++++ Source material ++++

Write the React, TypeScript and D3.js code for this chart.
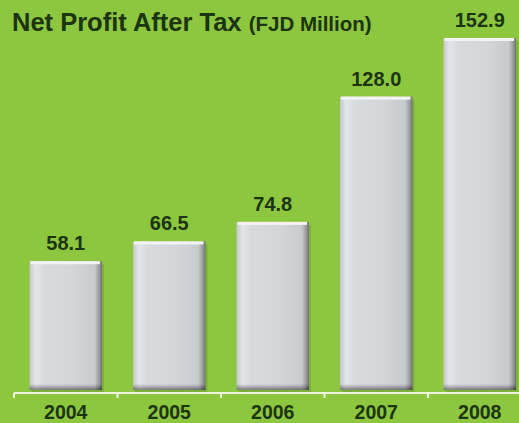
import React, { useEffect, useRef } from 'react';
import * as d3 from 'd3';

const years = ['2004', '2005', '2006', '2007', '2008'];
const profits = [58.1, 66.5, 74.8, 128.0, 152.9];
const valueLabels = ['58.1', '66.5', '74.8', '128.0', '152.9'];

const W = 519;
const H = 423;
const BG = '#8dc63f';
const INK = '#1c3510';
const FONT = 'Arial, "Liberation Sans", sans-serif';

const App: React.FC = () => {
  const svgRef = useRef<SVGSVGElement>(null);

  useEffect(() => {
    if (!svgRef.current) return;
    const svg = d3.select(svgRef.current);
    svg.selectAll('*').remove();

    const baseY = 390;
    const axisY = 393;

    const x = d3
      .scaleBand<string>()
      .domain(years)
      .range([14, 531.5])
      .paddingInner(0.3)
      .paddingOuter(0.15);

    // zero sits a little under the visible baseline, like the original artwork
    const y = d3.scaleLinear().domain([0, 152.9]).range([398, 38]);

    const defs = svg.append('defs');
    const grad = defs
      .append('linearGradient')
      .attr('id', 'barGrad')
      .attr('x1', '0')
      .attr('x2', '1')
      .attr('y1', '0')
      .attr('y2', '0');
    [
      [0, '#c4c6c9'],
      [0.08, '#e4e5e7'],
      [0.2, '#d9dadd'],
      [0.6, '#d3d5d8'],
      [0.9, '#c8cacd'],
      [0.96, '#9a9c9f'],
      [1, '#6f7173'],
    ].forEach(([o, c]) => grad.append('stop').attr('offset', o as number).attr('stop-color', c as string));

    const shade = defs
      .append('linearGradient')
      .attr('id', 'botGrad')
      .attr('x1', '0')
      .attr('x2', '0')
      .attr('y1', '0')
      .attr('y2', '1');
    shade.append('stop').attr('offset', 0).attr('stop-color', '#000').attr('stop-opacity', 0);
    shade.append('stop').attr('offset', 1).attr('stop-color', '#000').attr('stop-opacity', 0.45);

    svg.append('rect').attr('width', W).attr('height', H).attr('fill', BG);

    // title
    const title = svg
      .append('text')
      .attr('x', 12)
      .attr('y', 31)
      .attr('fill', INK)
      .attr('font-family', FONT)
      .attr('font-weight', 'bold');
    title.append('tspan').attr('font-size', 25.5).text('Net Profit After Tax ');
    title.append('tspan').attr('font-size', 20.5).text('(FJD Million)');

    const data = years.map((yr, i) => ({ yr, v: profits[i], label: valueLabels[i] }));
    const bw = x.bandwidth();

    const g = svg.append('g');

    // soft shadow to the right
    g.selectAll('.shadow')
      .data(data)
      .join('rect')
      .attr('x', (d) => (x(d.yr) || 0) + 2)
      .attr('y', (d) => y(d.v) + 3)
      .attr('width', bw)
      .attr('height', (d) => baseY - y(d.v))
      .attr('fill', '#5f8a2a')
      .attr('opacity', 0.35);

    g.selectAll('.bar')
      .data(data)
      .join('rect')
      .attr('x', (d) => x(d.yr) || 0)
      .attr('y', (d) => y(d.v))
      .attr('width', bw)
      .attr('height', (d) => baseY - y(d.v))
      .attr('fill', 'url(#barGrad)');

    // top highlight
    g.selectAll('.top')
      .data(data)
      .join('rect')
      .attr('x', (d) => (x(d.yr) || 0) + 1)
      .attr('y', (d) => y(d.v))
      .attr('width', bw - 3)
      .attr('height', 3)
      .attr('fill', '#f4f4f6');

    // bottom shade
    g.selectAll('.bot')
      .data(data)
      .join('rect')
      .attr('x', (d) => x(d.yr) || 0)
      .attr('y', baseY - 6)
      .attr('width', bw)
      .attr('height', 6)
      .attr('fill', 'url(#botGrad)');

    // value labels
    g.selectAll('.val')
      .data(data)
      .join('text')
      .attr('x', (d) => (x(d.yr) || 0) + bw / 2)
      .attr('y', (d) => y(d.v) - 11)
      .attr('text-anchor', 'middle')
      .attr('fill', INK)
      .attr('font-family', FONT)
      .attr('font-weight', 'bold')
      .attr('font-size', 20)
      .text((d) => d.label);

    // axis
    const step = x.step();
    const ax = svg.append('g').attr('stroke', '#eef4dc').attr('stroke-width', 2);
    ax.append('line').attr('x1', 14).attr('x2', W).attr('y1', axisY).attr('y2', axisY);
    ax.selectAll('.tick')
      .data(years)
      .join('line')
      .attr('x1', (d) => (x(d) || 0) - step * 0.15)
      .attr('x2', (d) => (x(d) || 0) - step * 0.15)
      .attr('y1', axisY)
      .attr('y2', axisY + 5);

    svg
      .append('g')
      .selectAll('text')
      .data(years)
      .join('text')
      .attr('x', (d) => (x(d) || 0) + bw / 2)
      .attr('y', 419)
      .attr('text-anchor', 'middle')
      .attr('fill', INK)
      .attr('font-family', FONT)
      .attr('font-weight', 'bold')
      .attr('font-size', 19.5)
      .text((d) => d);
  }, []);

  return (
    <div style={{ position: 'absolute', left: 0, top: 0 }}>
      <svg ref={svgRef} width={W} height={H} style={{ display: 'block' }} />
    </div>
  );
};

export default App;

++++

→ Given task
Without including any pictures, print all of the material exactly as given.

→ Response below
Write the React, TypeScript and D3.js code for this chart.
import React, { useEffect, useRef } from 'react';
import * as d3 from 'd3';

const years = ['2004', '2005', '2006', '2007', '2008'];
const profits = [58.1, 66.5, 74.8, 128.0, 152.9];
const valueLabels = ['58.1', '66.5', '74.8', '128.0', '152.9'];

const W = 519;
const H = 423;
const BG = '#8dc63f';
const INK = '#1c3510';
const FONT = 'Arial, "Liberation Sans", sans-serif';

const App: React.FC = () => {
  const svgRef = useRef<SVGSVGElement>(null);

  useEffect(() => {
    if (!svgRef.current) return;
    const svg = d3.select(svgRef.current);
    svg.selectAll('*').remove();

    const baseY = 390;
    const axisY = 393;

    const x = d3
      .scaleBand<string>()
      .domain(years)
      .range([14, 531.5])
      .paddingInner(0.3)
      .paddingOuter(0.15);

    // zero sits a little under the visible baseline, like the original artwork
    const y = d3.scaleLinear().domain([0, 152.9]).range([398, 38]);

    const defs = svg.append('defs');
    const grad = defs
      .append('linearGradient')
      .attr('id', 'barGrad')
      .attr('x1', '0')
      .attr('x2', '1')
      .attr('y1', '0')
      .attr('y2', '0');
    [
      [0, '#c4c6c9'],
      [0.08, '#e4e5e7'],
      [0.2, '#d9dadd'],
      [0.6, '#d3d5d8'],
      [0.9, '#c8cacd'],
      [0.96, '#9a9c9f'],
      [1, '#6f7173'],
    ].forEach(([o, c]) => grad.append('stop').attr('offset', o as number).attr('stop-color', c as string));

    const shade = defs
      .append('linearGradient')
      .attr('id', 'botGrad')
      .attr('x1', '0')
      .attr('x2', '0')
      .attr('y1', '0')
      .attr('y2', '1');
    shade.append('stop').attr('offset', 0).attr('stop-color', '#000').attr('stop-opacity', 0);
    shade.append('stop').attr('offset', 1).attr('stop-color', '#000').attr('stop-opacity', 0.45);

    svg.append('rect').attr('width', W).attr('height', H).attr('fill', BG);

    // title
    const title = svg
      .append('text')
      .attr('x', 12)
      .attr('y', 31)
      .attr('fill', INK)
      .attr('font-family', FONT)
      .attr('font-weight', 'bold');
    title.append('tspan').attr('font-size', 25.5).text('Net Profit After Tax ');
    title.append('tspan').attr('font-size', 20.5).text('(FJD Million)');

    const data = years.map((yr, i) => ({ yr, v: profits[i], label: valueLabels[i] }));
    const bw = x.bandwidth();

    const g = svg.append('g');

    // soft shadow to the right
    g.selectAll('.shadow')
      .data(data)
      .join('rect')
      .attr('x', (d) => (x(d.yr) || 0) + 2)
      .attr('y', (d) => y(d.v) + 3)
      .attr('width', bw)
      .attr('height', (d) => baseY - y(d.v))
      .attr('fill', '#5f8a2a')
      .attr('opacity', 0.35);

    g.selectAll('.bar')
      .data(data)
      .join('rect')
      .attr('x', (d) => x(d.yr) || 0)
      .attr('y', (d) => y(d.v))
      .attr('width', bw)
      .attr('height', (d) => baseY - y(d.v))
      .attr('fill', 'url(#barGrad)');

    // top highlight
    g.selectAll('.top')
      .data(data)
      .join('rect')
      .attr('x', (d) => (x(d.yr) || 0) + 1)
      .attr('y', (d) => y(d.v))
      .attr('width', bw - 3)
      .attr('height', 3)
      .attr('fill', '#f4f4f6');

    // bottom shade
    g.selectAll('.bot')
      .data(data)
      .join('rect')
      .attr('x', (d) => x(d.yr) || 0)
      .attr('y', baseY - 6)
      .attr('width', bw)
      .attr('height', 6)
      .attr('fill', 'url(#botGrad)');

    // value labels
    g.selectAll('.val')
      .data(data)
      .join('text')
      .attr('x', (d) => (x(d.yr) || 0) + bw / 2)
      .attr('y', (d) => y(d.v) - 11)
      .attr('text-anchor', 'middle')
      .attr('fill', INK)
      .attr('font-family', FONT)
      .attr('font-weight', 'bold')
      .attr('font-size', 20)
      .text((d) => d.label);

    // axis
    const step = x.step();
    const ax = svg.append('g').attr('stroke', '#eef4dc').attr('stroke-width', 2);
    ax.append('line').attr('x1', 14).attr('x2', W).attr('y1', axisY).attr('y2', axisY);
    ax.selectAll('.tick')
      .data(years)
      .join('line')
      .attr('x1', (d) => (x(d) || 0) - step * 0.15)
      .attr('x2', (d) => (x(d) || 0) - step * 0.15)
      .attr('y1', axisY)
      .attr('y2', axisY + 5);

    svg
      .append('g')
      .selectAll('text')
      .data(years)
      .join('text')
      .attr('x', (d) => (x(d) || 0) + bw / 2)
      .attr('y', 419)
      .attr('text-anchor', 'middle')
      .attr('fill', INK)
      .attr('font-family', FONT)
      .attr('font-weight', 'bold')
      .attr('font-size', 19.5)
      .text((d) => d);
  }, []);

  return (
    <div style={{ position: 'absolute', left: 0, top: 0 }}>
      <svg ref={svgRef} width={W} height={H} style={{ display: 'block' }} />
    </div>
  );
};

export default App;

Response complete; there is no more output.